Definition
A printed or electronic flight progress strip used by air traffic controllers to track an IFR aircraft's departure clearance and progress. It contains key flight information such as the aircraft's call sign, type, departure airport, route, altitude, and assigned transponder code, and is handed off or updated as the aircraft moves through different control sectors.
Plain English
A small slip of information — paper or on-screen — that controllers use to keep track of a departing IFR flight and its clearance details.
Context Anchor
Seen in discussions of tower and TRACON coordination, especially when a departing aircraft is handed from the airport tower to radar control.
Derivation
Called a 'strip' because it was originally a narrow paper strip slotted into a holder on the controller's console. 'Departure' identifies its purpose — tracking aircraft leaving the airport rather than arriving.
Why Pilots Care
The departure strip is how controllers hold and pass along your clearance, route, and squawk code.
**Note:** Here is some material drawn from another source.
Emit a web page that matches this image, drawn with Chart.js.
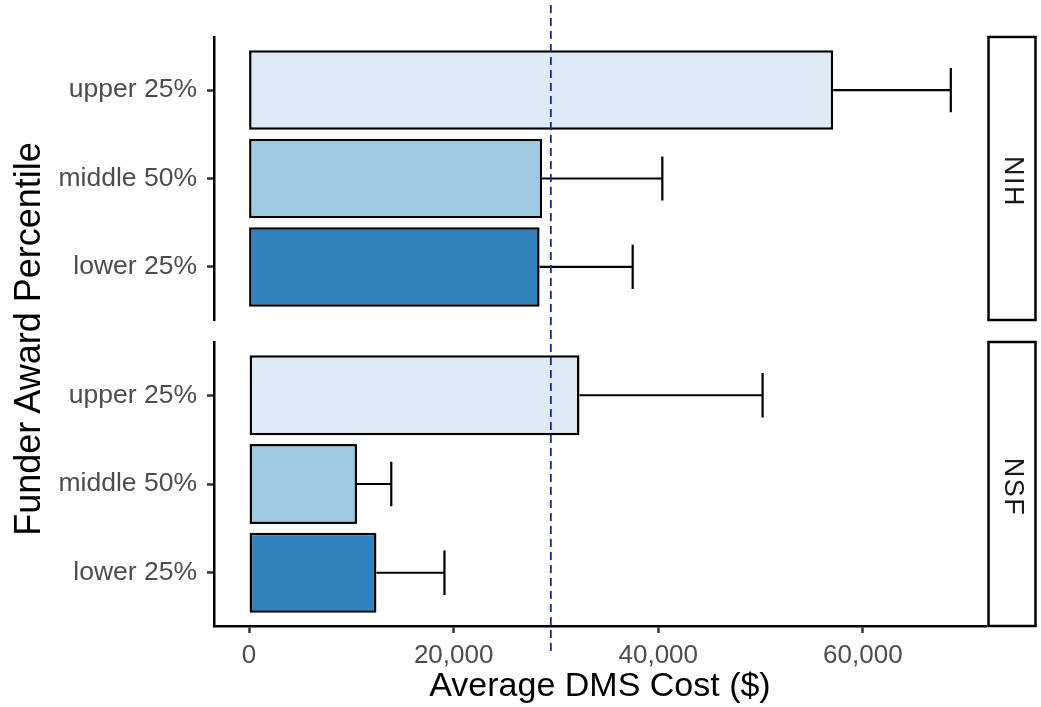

Knowing it exists helps explain why controllers sometimes pause to read or update information before responding — they're working from the strip that represents your flight.
Intuition Check
A departure strip is not a strip of runway or pavement used for takeoff. In this context, it is an air traffic control record for a departing flight.
Example Sentence 1
Before issuing the clearance, the controller reviewed the departure strip to confirm the assigned route and altitude.
Example Sentence 2
After the handoff to the next sector, the controller updated the departure strip with the actual departure time.